Copy the data below exactly, omitting any picture it contains.

## Start RECORDED INFORMATION

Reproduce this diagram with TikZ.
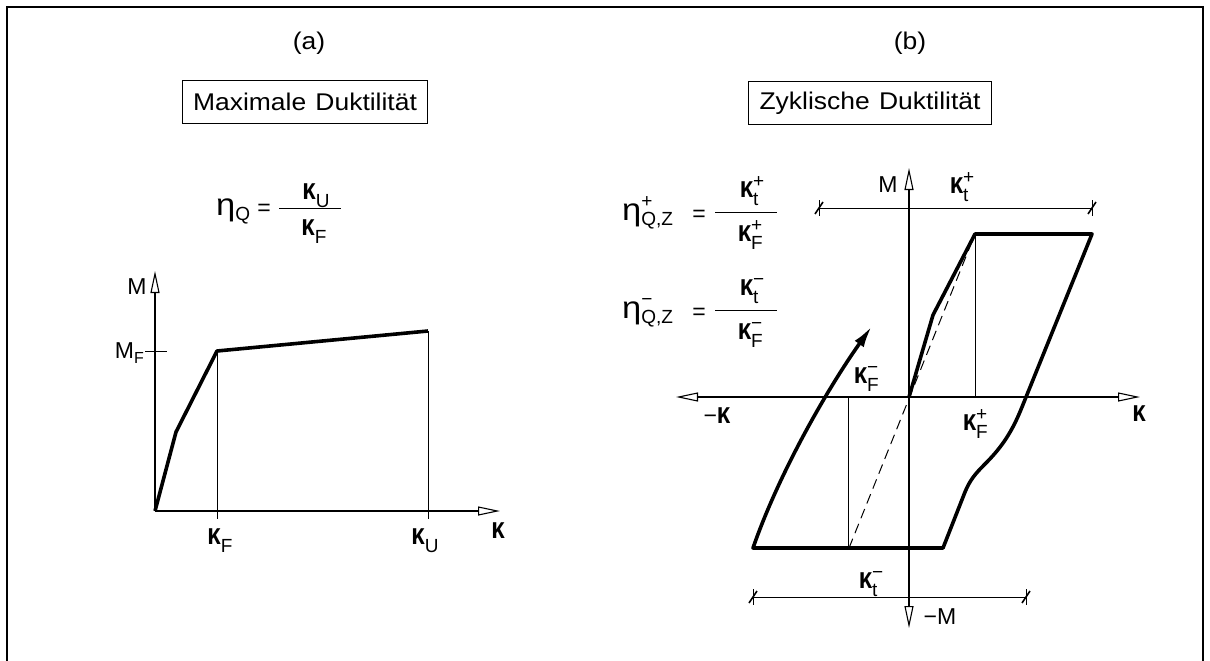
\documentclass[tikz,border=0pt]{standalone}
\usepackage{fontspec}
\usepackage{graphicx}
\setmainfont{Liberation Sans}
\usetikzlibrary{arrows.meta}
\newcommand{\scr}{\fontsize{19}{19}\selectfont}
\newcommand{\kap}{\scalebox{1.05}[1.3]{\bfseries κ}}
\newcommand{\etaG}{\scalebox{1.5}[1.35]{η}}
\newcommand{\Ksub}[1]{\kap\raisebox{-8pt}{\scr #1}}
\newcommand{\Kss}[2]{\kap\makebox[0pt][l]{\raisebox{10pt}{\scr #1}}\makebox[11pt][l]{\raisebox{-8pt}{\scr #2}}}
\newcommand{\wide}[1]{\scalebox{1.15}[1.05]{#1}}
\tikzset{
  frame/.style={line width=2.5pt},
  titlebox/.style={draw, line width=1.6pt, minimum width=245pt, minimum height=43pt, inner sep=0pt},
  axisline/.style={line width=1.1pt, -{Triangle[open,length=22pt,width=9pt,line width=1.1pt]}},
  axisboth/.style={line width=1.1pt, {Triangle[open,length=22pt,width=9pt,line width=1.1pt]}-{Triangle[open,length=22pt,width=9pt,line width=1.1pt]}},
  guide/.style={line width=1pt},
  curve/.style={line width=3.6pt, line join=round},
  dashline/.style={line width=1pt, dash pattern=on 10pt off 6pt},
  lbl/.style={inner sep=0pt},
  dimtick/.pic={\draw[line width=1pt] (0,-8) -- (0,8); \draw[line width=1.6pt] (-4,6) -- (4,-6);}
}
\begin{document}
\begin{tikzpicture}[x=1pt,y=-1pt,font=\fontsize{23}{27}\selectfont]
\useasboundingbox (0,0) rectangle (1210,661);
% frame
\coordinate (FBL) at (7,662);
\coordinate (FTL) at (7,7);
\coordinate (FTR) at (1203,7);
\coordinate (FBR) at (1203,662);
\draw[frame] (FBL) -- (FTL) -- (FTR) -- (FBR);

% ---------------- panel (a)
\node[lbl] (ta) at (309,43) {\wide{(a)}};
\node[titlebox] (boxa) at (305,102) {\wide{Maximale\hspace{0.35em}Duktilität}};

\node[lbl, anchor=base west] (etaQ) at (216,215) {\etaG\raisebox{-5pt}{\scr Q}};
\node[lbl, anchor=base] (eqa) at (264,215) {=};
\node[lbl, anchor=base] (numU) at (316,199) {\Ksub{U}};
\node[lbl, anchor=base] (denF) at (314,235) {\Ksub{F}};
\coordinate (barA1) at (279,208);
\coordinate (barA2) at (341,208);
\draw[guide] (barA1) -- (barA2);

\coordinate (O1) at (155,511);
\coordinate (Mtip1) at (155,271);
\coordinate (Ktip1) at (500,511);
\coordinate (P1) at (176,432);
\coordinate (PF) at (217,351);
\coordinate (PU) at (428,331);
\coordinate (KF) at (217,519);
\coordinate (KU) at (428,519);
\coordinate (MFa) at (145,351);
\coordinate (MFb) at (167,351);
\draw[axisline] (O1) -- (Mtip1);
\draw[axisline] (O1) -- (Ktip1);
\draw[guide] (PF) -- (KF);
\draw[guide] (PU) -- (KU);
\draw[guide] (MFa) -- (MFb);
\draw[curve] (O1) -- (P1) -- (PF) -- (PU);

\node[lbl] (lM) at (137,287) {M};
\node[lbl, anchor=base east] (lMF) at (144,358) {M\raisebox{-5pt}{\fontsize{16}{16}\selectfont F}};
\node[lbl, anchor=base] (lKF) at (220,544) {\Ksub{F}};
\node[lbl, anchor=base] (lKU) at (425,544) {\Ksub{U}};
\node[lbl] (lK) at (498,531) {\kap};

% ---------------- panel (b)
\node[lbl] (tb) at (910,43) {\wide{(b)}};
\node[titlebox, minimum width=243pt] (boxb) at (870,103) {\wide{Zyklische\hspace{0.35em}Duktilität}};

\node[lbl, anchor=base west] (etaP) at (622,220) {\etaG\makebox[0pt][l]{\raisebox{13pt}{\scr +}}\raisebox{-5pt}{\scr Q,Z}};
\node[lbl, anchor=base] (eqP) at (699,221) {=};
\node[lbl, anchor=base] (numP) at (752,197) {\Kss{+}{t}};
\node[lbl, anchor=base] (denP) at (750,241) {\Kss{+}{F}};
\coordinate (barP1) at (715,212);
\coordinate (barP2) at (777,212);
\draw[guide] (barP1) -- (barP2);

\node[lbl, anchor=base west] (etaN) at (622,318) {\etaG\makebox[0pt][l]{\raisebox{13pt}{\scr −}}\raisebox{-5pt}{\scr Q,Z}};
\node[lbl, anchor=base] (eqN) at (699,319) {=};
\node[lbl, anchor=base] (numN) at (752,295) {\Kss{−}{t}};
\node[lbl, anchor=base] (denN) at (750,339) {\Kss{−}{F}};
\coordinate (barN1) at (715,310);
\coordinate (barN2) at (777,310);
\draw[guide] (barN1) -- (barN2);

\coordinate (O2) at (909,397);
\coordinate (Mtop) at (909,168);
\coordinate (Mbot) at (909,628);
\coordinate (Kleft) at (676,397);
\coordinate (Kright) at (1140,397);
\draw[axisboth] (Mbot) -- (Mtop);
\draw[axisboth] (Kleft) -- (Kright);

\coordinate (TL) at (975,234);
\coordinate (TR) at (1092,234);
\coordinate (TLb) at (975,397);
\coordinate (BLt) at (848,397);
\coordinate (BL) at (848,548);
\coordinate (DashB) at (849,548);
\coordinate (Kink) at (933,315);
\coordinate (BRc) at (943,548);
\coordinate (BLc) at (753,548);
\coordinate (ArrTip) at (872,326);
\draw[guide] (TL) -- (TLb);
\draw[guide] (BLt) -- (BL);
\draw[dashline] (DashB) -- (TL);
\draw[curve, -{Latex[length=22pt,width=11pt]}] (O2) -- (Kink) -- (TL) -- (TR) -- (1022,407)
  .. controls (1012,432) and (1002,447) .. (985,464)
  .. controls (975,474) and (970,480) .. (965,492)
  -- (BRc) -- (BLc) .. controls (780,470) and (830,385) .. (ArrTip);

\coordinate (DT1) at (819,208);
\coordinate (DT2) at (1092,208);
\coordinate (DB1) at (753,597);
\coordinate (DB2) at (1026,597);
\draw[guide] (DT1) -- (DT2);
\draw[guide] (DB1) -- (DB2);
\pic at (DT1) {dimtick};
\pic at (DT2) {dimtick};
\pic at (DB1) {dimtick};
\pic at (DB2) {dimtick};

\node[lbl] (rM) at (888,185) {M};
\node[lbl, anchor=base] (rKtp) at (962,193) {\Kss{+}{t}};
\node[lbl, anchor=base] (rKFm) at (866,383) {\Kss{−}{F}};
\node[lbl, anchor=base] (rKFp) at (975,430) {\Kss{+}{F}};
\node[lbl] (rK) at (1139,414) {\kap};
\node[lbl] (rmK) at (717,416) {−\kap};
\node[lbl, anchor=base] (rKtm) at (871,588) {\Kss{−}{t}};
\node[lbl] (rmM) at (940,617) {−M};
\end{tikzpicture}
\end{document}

## End RECORDED INFORMATION

RESPONSE BELOW:
Reproduce this diagram with TikZ.
\documentclass[tikz,border=0pt]{standalone}
\usepackage{fontspec}
\usepackage{graphicx}
\setmainfont{Liberation Sans}
\usetikzlibrary{arrows.meta}
\newcommand{\scr}{\fontsize{19}{19}\selectfont}
\newcommand{\kap}{\scalebox{1.05}[1.3]{\bfseries κ}}
\newcommand{\etaG}{\scalebox{1.5}[1.35]{η}}
\newcommand{\Ksub}[1]{\kap\raisebox{-8pt}{\scr #1}}
\newcommand{\Kss}[2]{\kap\makebox[0pt][l]{\raisebox{10pt}{\scr #1}}\makebox[11pt][l]{\raisebox{-8pt}{\scr #2}}}
\newcommand{\wide}[1]{\scalebox{1.15}[1.05]{#1}}
\tikzset{
  frame/.style={line width=2.5pt},
  titlebox/.style={draw, line width=1.6pt, minimum width=245pt, minimum height=43pt, inner sep=0pt},
  axisline/.style={line width=1.1pt, -{Triangle[open,length=22pt,width=9pt,line width=1.1pt]}},
  axisboth/.style={line width=1.1pt, {Triangle[open,length=22pt,width=9pt,line width=1.1pt]}-{Triangle[open,length=22pt,width=9pt,line width=1.1pt]}},
  guide/.style={line width=1pt},
  curve/.style={line width=3.6pt, line join=round},
  dashline/.style={line width=1pt, dash pattern=on 10pt off 6pt},
  lbl/.style={inner sep=0pt},
  dimtick/.pic={\draw[line width=1pt] (0,-8) -- (0,8); \draw[line width=1.6pt] (-4,6) -- (4,-6);}
}
\begin{document}
\begin{tikzpicture}[x=1pt,y=-1pt,font=\fontsize{23}{27}\selectfont]
\useasboundingbox (0,0) rectangle (1210,661);
% frame
\coordinate (FBL) at (7,662);
\coordinate (FTL) at (7,7);
\coordinate (FTR) at (1203,7);
\coordinate (FBR) at (1203,662);
\draw[frame] (FBL) -- (FTL) -- (FTR) -- (FBR);

% ---------------- panel (a)
\node[lbl] (ta) at (309,43) {\wide{(a)}};
\node[titlebox] (boxa) at (305,102) {\wide{Maximale\hspace{0.35em}Duktilität}};

\node[lbl, anchor=base west] (etaQ) at (216,215) {\etaG\raisebox{-5pt}{\scr Q}};
\node[lbl, anchor=base] (eqa) at (264,215) {=};
\node[lbl, anchor=base] (numU) at (316,199) {\Ksub{U}};
\node[lbl, anchor=base] (denF) at (314,235) {\Ksub{F}};
\coordinate (barA1) at (279,208);
\coordinate (barA2) at (341,208);
\draw[guide] (barA1) -- (barA2);

\coordinate (O1) at (155,511);
\coordinate (Mtip1) at (155,271);
\coordinate (Ktip1) at (500,511);
\coordinate (P1) at (176,432);
\coordinate (PF) at (217,351);
\coordinate (PU) at (428,331);
\coordinate (KF) at (217,519);
\coordinate (KU) at (428,519);
\coordinate (MFa) at (145,351);
\coordinate (MFb) at (167,351);
\draw[axisline] (O1) -- (Mtip1);
\draw[axisline] (O1) -- (Ktip1);
\draw[guide] (PF) -- (KF);
\draw[guide] (PU) -- (KU);
\draw[guide] (MFa) -- (MFb);
\draw[curve] (O1) -- (P1) -- (PF) -- (PU);

\node[lbl] (lM) at (137,287) {M};
\node[lbl, anchor=base east] (lMF) at (144,358) {M\raisebox{-5pt}{\fontsize{16}{16}\selectfont F}};
\node[lbl, anchor=base] (lKF) at (220,544) {\Ksub{F}};
\node[lbl, anchor=base] (lKU) at (425,544) {\Ksub{U}};
\node[lbl] (lK) at (498,531) {\kap};

% ---------------- panel (b)
\node[lbl] (tb) at (910,43) {\wide{(b)}};
\node[titlebox, minimum width=243pt] (boxb) at (870,103) {\wide{Zyklische\hspace{0.35em}Duktilität}};

\node[lbl, anchor=base west] (etaP) at (622,220) {\etaG\makebox[0pt][l]{\raisebox{13pt}{\scr +}}\raisebox{-5pt}{\scr Q,Z}};
\node[lbl, anchor=base] (eqP) at (699,221) {=};
\node[lbl, anchor=base] (numP) at (752,197) {\Kss{+}{t}};
\node[lbl, anchor=base] (denP) at (750,241) {\Kss{+}{F}};
\coordinate (barP1) at (715,212);
\coordinate (barP2) at (777,212);
\draw[guide] (barP1) -- (barP2);

\node[lbl, anchor=base west] (etaN) at (622,318) {\etaG\makebox[0pt][l]{\raisebox{13pt}{\scr −}}\raisebox{-5pt}{\scr Q,Z}};
\node[lbl, anchor=base] (eqN) at (699,319) {=};
\node[lbl, anchor=base] (numN) at (752,295) {\Kss{−}{t}};
\node[lbl, anchor=base] (denN) at (750,339) {\Kss{−}{F}};
\coordinate (barN1) at (715,310);
\coordinate (barN2) at (777,310);
\draw[guide] (barN1) -- (barN2);

\coordinate (O2) at (909,397);
\coordinate (Mtop) at (909,168);
\coordinate (Mbot) at (909,628);
\coordinate (Kleft) at (676,397);
\coordinate (Kright) at (1140,397);
\draw[axisboth] (Mbot) -- (Mtop);
\draw[axisboth] (Kleft) -- (Kright);

\coordinate (TL) at (975,234);
\coordinate (TR) at (1092,234);
\coordinate (TLb) at (975,397);
\coordinate (BLt) at (848,397);
\coordinate (BL) at (848,548);
\coordinate (DashB) at (849,548);
\coordinate (Kink) at (933,315);
\coordinate (BRc) at (943,548);
\coordinate (BLc) at (753,548);
\coordinate (ArrTip) at (872,326);
\draw[guide] (TL) -- (TLb);
\draw[guide] (BLt) -- (BL);
\draw[dashline] (DashB) -- (TL);
\draw[curve, -{Latex[length=22pt,width=11pt]}] (O2) -- (Kink) -- (TL) -- (TR) -- (1022,407)
  .. controls (1012,432) and (1002,447) .. (985,464)
  .. controls (975,474) and (970,480) .. (965,492)
  -- (BRc) -- (BLc) .. controls (780,470) and (830,385) .. (ArrTip);

\coordinate (DT1) at (819,208);
\coordinate (DT2) at (1092,208);
\coordinate (DB1) at (753,597);
\coordinate (DB2) at (1026,597);
\draw[guide] (DT1) -- (DT2);
\draw[guide] (DB1) -- (DB2);
\pic at (DT1) {dimtick};
\pic at (DT2) {dimtick};
\pic at (DB1) {dimtick};
\pic at (DB2) {dimtick};

\node[lbl] (rM) at (888,185) {M};
\node[lbl, anchor=base] (rKtp) at (962,193) {\Kss{+}{t}};
\node[lbl, anchor=base] (rKFm) at (866,383) {\Kss{−}{F}};
\node[lbl, anchor=base] (rKFp) at (975,430) {\Kss{+}{F}};
\node[lbl] (rK) at (1139,414) {\kap};
\node[lbl] (rmK) at (717,416) {−\kap};
\node[lbl, anchor=base] (rKtm) at (871,588) {\Kss{−}{t}};
\node[lbl] (rmM) at (940,617) {−M};
\end{tikzpicture}
\end{document}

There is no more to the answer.